* **Data shown**:
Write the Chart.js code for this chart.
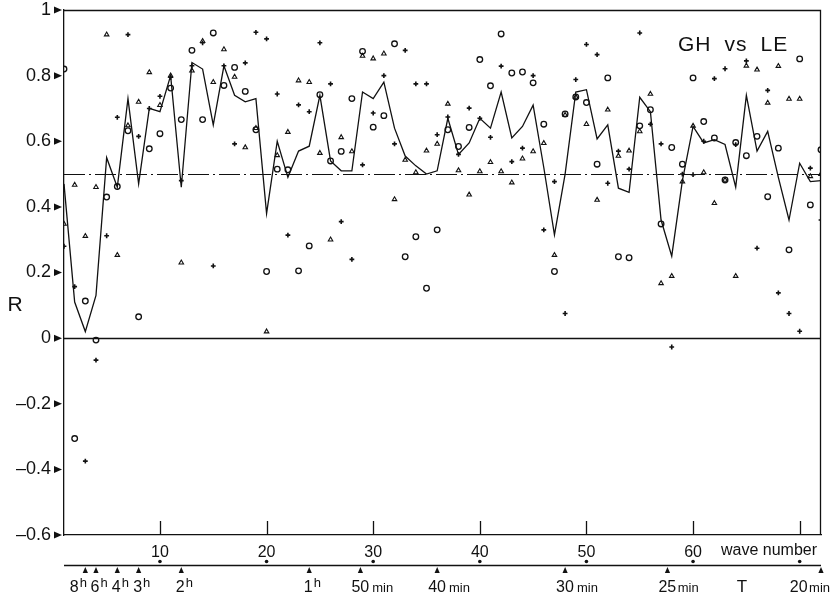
<!DOCTYPE html>
<html>
<head>
<meta charset="utf-8">
<script src="https://cdn.jsdelivr.net/npm/chart.js@4.4.1/dist/chart.umd.min.js"></script>
<style>
  html, body { margin: 0; padding: 0; background: #fff; }
  #wrap { width: 831px; height: 596px; }
</style>
</head>
<body>
<div id="wrap"><canvas id="chart" width="831" height="596"></canvas></div>
<script>
// wave numbers 1..72 (period = 24h / n)
const waveNumbers = [
  1, 2, 3, 4, 5, 6, 7, 8, 9, 10, 11, 12, 13, 14, 15, 16, 17, 18,
  19, 20, 21, 22, 23, 24, 25, 26, 27, 28, 29, 30, 31, 32, 33, 34, 35, 36,
  37, 38, 39, 40, 41, 42, 43, 44, 45, 46, 47, 48, 49, 50, 51, 52, 53, 54,
  55, 56, 57, 58, 59, 60, 61, 62, 63, 64, 65, 66, 67, 68, 69, 70, 71, 72
];

// solid curve
const meanR = [
  0.47, 0.11, 0.02, 0.13, 0.55, 0.46, 0.73, 0.47, 0.70, 0.69,
  0.80, 0.46, 0.84, 0.82, 0.65, 0.83, 0.74, 0.72, 0.73, 0.38,
  0.60, 0.49, 0.57, 0.585, 0.74, 0.54, 0.51, 0.51, 0.75, 0.73,
  0.78, 0.64, 0.555, 0.525, 0.50, 0.51, 0.67, 0.56, 0.595, 0.67,
  0.64, 0.75, 0.61, 0.645, 0.71, 0.52, 0.315, 0.50, 0.75, 0.757,
  0.607, 0.65, 0.457, 0.444, 0.734, 0.69, 0.36, 0.25, 0.48, 0.645,
  0.595, 0.605, 0.59, 0.46, 0.74, 0.57, 0.63, 0.49, 0.36, 0.533,
  0.477, 0.48
];

// o
const circleR = [
  0.82, -0.306, 0.113, -0.006, 0.43, 0.462, 0.632, 0.065, 0.577, 0.623,
  0.762, 0.666, 0.877, 0.666, 0.93, 0.77, 0.825, 0.752, 0.635, 0.203,
  0.515, 0.513, 0.205, 0.281, 0.742, 0.54, 0.569, 0.73, 0.874, 0.643,
  0.678, 0.897, 0.248, 0.309, 0.152, 0.33, 0.635, 0.584, 0.642, 0.849,
  0.769, 0.927, 0.808, 0.811, 0.778, 0.652, 0.203, 0.683, 0.735, 0.718,
  0.53, 0.793, 0.248, 0.245, 0.647, 0.696, 0.348, 0.581, 0.53, 0.793,
  0.66, 0.61, 0.482, 0.596, 0.556, 0.615, 0.431, 0.579, 0.269, 0.851,
  0.406, 0.574
];

// triangles
const triangleR = [
  0.348, 0.467, 0.311, 0.46, 0.925, 0.253, 0.648, 0.72, 0.81, 0.71,
  0.80, 0.23, 0.815, 0.905, 0.78, 0.88, 0.796, 0.581, 0.64, 0.02,
  0.557, 0.628, 0.785, 0.78, 0.564, 0.30, 0.612, 0.569, 0.86, 0.852,
  0.867, 0.423, 0.543, 0.505, 0.571, 0.592, 0.714, 0.511, 0.437, 0.508,
  0.536, 0.508, 0.474, 0.547, 0.569, 0.594, 0.253, 0.68, 0.735, 0.652,
  0.421, 0.696, 0.555, 0.571, 0.63, 0.744, 0.167, 0.189, 0.477, 0.647,
  0.505, 0.411, 0.482, 0.189, 0.83, 0.818, 0.717, 0.829, 0.729, 0.729,
  0.493, 0.50
];

// +
const plusR = [
  0.28, 0.157, -0.375, -0.067, 0.312, 0.673, 0.925, 0.615, 0.70, 0.737,
  0.795, 0.48, 0.83, 0.90, 0.22, 0.83, 0.592, 0.839, 0.932, 0.912,
  0.744, 0.314, 0.711, 0.69, 0.90, 0.775, 0.355, 0.24, 0.528, 0.686,
  0.80, 0.592, 0.877, 0.775, 0.775, 0.62, 0.674, 0.56, 0.701, 0.67,
  0.612, 0.829, 0.538, 0.579, 0.80, 0.33, 0.477, 0.075, 0.788, 0.895,
  0.864, 0.472, 0.57, 0.515, 0.93, 0.652, 0.592, -0.027, 0.50, 0.498,
  0.60, 0.791, 0.821, 0.59, 0.845, 0.274, 0.755, 0.138, 0.075, 0.021,
  0.518, 0.36
];

const waveTicks = [10, 20, 30, 40, 50, 60, 70];
const waveTickLabels = ['10', '20', '30', '40', '50', '60', ''];
const rTicks = [-0.6, -0.4, -0.2, 0, 0.2, 0.4, 0.6, 0.8, 1];
const periodWaves = [3, 4, 6, 8, 12, 24, 28.8, 36, 48, 57.6, 72];
const periodLabels = ['8h', '6h', '4h', '3h', '2h', '1h', '50 min', '40 min', '30 min', '25min', '20min'];
const refLevel = 0.5;
const titleText = 'GH vs LE';

const INK = '#111';
const FONT = "'Liberation Sans', Arial, sans-serif";

function toPoints(arr) {
  return waveNumbers.map((n, i) => ({ x: n, y: arr[i] }));
}

function hline(ctx, x1, x2, y) {
  ctx.beginPath();
  ctx.moveTo(x1, y);
  ctx.lineTo(x2, y);
  ctx.stroke();
}

const decor = {
  id: 'decor',
  beforeDatasetsDraw(chart) {
    const { ctx, chartArea: a, scales: { y } } = chart;
    ctx.save();
    ctx.strokeStyle = INK;
    ctx.lineWidth = 1.3;
    hline(ctx, a.left, a.right, Math.round(y.getPixelForValue(0)) + 0.5);
    ctx.lineWidth = 1.2;
    ctx.setLineDash([21, 4, 2, 4]);
    hline(ctx, a.left, a.right, Math.round(y.getPixelForValue(refLevel)) + 0.5);
    ctx.restore();
  },
  afterDraw(chart) {
    const { ctx, chartArea: a, scales: { x, y } } = chart;
    const W = chart.width;
    ctx.save();
    ctx.strokeStyle = INK;
    ctx.fillStyle = INK;
    ctx.lineWidth = 1.3;

    // top and right frame
    ctx.beginPath();
    ctx.moveTo(a.left, a.top + 0.5);
    ctx.lineTo(a.right - 0.5, a.top + 0.5);
    ctx.lineTo(a.right - 0.5, a.bottom);
    ctx.stroke();

    // y tick arrows
    rTicks.forEach(v => {
      const py = y.getPixelForValue(v);
      ctx.beginPath();
      ctx.moveTo(a.left - 10, py - 3.5);
      ctx.lineTo(a.left - 2, py);
      ctx.lineTo(a.left - 10, py + 3.5);
      ctx.closePath();
      ctx.fill();
    });

    // inner wave ticks
    waveTicks.forEach(v => {
      const px = Math.round(x.getPixelForValue(v)) + 0.5;
      ctx.beginPath();
      ctx.moveTo(px, a.bottom);
      ctx.lineTo(px, a.bottom - 14);
      ctx.stroke();
    });

    // "R"
    ctx.font = '21px ' + FONT;
    ctx.textAlign = 'center';
    ctx.textBaseline = 'middle';
    ctx.fillText('R', 15, y.getPixelForValue(0.1));

    // title
    ctx.font = '21px ' + FONT;
    ctx.textAlign = 'left';
    ctx.letterSpacing = '1px';
    let tx = a.right - 143;
    titleText.split(' ').forEach(w => {
      ctx.fillText(w, tx, 45);
      tx += ctx.measureText(w).width + 13;
    });
    ctx.letterSpacing = '0px';

    // "wave number"
    ctx.font = '16px ' + FONT;
    ctx.textAlign = 'right';
    ctx.fillText('wave number', a.right - 4, 551);

    // period axis
    const py = 565;
    ctx.lineWidth = 1.3;
    hline(ctx, a.left, a.right, py + 0.5);
    waveTicks.forEach(v => {
      ctx.beginPath();
      ctx.arc(x.getPixelForValue(v), py - 3.5, 1.8, 0, Math.PI * 2);
      ctx.fill();
    });
    periodWaves.forEach((v, i) => {
      const px = x.getPixelForValue(v);
      ctx.beginPath();
      ctx.moveTo(px - 2.6, py + 8);
      ctx.lineTo(px + 2.6, py + 8);
      ctx.lineTo(px, py + 2);
      ctx.closePath();
      ctx.fill();

      const m = periodLabels[i].match(/^(\d+)\s*(\D+)$/);
      const num = m[1];
      const unit = m[2];
      const base = 592;
      ctx.textBaseline = 'alphabetic';
      if (unit === 'h') {
        ctx.font = '16px ' + FONT;
        const shift = i === 0 ? -11 : -1;
        const nw = ctx.measureText(num).width;
        ctx.textAlign = 'center';
        ctx.fillText(num, px + shift, base);
        ctx.font = '13px ' + FONT;
        ctx.textAlign = 'left';
        ctx.fillText('h', px + shift + nw / 2 + 1, base - 5);
      } else {
        const gap = /\s/.test(periodLabels[i]) ? 3 : 1.5;
        ctx.font = '16px ' + FONT;
        const nw = ctx.measureText(num).width;
        ctx.font = '13px ' + FONT;
        const uw = ctx.measureText(unit).width;
        let nx = px - 9;
        if (nx + nw + gap + uw > W - 1) nx = W - 1 - (nw + gap + uw);
        ctx.textAlign = 'left';
        ctx.font = '16px ' + FONT;
        ctx.fillText(num, nx, base);
        ctx.font = '13px ' + FONT;
        ctx.fillText(unit, nx + nw + gap, base);
      }
    });

    // period axis label
    ctx.font = '17px ' + FONT;
    ctx.textAlign = 'center';
    ctx.fillText('T', 742, 592);

    ctx.restore();
  }
};

new Chart(document.getElementById('chart'), {
  type: 'scatter',
  data: {
    datasets: [
      {
        label: 'mean',
        data: toPoints(meanR),
        showLine: true,
        borderColor: INK,
        borderWidth: 1.3,
        pointRadius: 0,
        tension: 0,
        order: 1
      },
      {
        label: 'o',
        data: toPoints(circleR),
        pointStyle: 'circle',
        pointRadius: 2.8,
        borderColor: INK,
        backgroundColor: 'rgba(0,0,0,0)',
        borderWidth: 1.3
      },
      {
        label: 'triangle',
        data: toPoints(triangleR),
        pointStyle: 'triangle',
        pointRadius: 2.6,
        borderColor: INK,
        backgroundColor: 'rgba(0,0,0,0)',
        borderWidth: 1.1
      },
      {
        label: '+',
        data: toPoints(plusR),
        pointStyle: 'cross',
        pointRadius: 2.4,
        borderColor: INK,
        borderWidth: 1.6
      }
    ]
  },
  options: {
    responsive: false,
    animation: false,
    devicePixelRatio: 1,
    layout: { padding: { top: 10, right: 10, left: 0, bottom: 0 } },
    plugins: { legend: { display: false }, tooltip: { enabled: false } },
    scales: {
      x: {
        type: 'linear',
        min: 1,
        max: 72,
        afterBuildTicks: s => { s.ticks = waveTicks.map(v => ({ value: v })); },
        afterFit: s => { s.height = 61; s.paddingLeft = 0; s.paddingRight = 0; },
        grid: { display: false, drawTicks: false },
        border: { display: true, color: INK, width: 1.3 },
        ticks: {
          color: INK,
          font: { family: FONT, size: 16 },
          padding: 8,
          maxRotation: 0,
          autoSkip: false,
          callback: v => waveTickLabels[waveTicks.indexOf(v)]
        }
      },
      y: {
        min: -0.6,
        max: 1,
        afterBuildTicks: s => { s.ticks = rTicks.map(v => ({ value: v })); },
        afterFit: s => { s.width = 64; s.paddingTop = 0; s.paddingBottom = 0; },
        grid: { display: false, drawTicks: false },
        border: { display: true, color: INK, width: 1.3 },
        ticks: {
          color: INK,
          font: { family: FONT, size: 18 },
          padding: 13,
          autoSkip: false,
          callback: v => v < 0 ? '\u2013' + Math.abs(v).toFixed(1) : (v === 0 || v === 1 ? String(v) : v.toFixed(1))
        }
      }
    }
  },
  plugins: [decor]
});
</script>
</body>
</html>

* **What you will do**:
Check every line for "chart" and show the ones that have it.

* **Task result**:
Write the Chart.js code for this chart.
<script src="https://cdn.jsdelivr.net/npm/chart.js@4.4.1/dist/chart.umd.min.js"></script>
<div id="wrap"><canvas id="chart" width="831" height="596"></canvas></div>
  beforeDatasetsDraw(chart) {
    const { ctx, chartArea: a, scales: { y } } = chart;
  afterDraw(chart) {
    const { ctx, chartArea: a, scales: { x, y } } = chart;
    const W = chart.width;
new Chart(document.getElementById('chart'), {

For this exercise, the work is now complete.